Purpose: Produce a good guess at the gender of each employee of the state of Arizona and compare the wages of men and women with the same job title in the same department.
First name gender data is drawn from here: http://www.census.gov/genealogy/www/data/1990surnames/dist.male.first for male
and here: http://www.census.gov/genealogy/www/data/1990surnames/dist.female.first for female
Methodology for name gender data is here: http://www.census.gov/genealogy/www/data/1990surnames/nam_meth.txt
The above lists of names were copy and pasted into female.txt and male.txt. Those files were reformatted with heshe.py into femnames.txt and malenames.txt for loading into a mysql table.
doa.txt is the copy and paste product of the Arizona Deparment of Administration employee database. It is a snapshot of employment in the state from 7-29-2013. doa.txt was reformatted by doa.py into doanames.txt, which is just the first names of employees, for loading into mysql. I removed apostrophes from names because I didn't understand how to escape special characters yet. Similarly, I used currency.py to remove apostrophes and $ from doa.txt to get doafull.txt for loading into mysql. This was dumb, and I wouldn't do it again now that I know how to work around it, but I don't think it effected my results.
sql.py matches each name in doanames.txt with gender information from femnames.txt and malenames.txt and combines full employee information from doafull.txt with the matching gender information into a new table.

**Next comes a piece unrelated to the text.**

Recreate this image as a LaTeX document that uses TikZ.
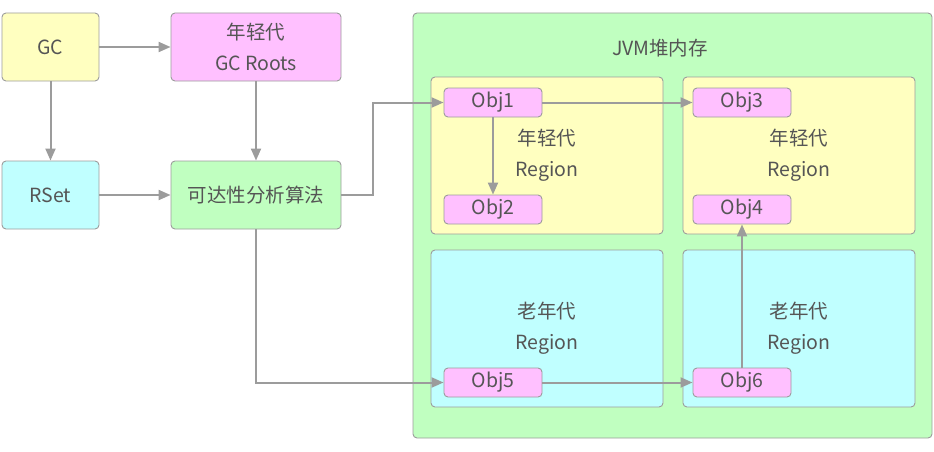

gender.py calculates the %maleness and %femaleness of each employee name where gender information is available and creates a new table with all previous information plus those added indexes called doagender. (Each name from the census database has information about how many people in the sample population own that name. The sample population included about 6 million people, about 3 million men and about 3.2 million women. For example, .328 percent of the male sample population has the name Ryan. About .006 percent of the female sample population has the name Ryan. .328 percent of 3 million is 9,840 male Ryans. .006 percent of 3.2 million is 192 female Ryans. Out of a total of 10,032 Ryans, 1.91 percent are female (192/10,032) and 98.1 percent are male (9,840/10,032).)
salary.py queries doagender for unique job title's within each state department and flags titles/departments when the disparity between average male and average female salaries exceeds $.50 per hour. This flags instances where, on average, men make more than women and when women make more than men within the same job title and the same department. It also produces mitigating information such as the number of employees that the average salaries are derived from and the number of employees with that title in that department with names that have less than a 70 percent gender certainty. It also counts and lists the employees for whom gender data was not available, aka people with unusual names.
I wouldn't use this process to draw any hard conclusions. There is way too much error involved. 37 percent of the employees in the DOA database had names for which there was no gender information. But, I intend to use this as a good starting place for asking questions about cases where there appears to be a clear disparity in wage.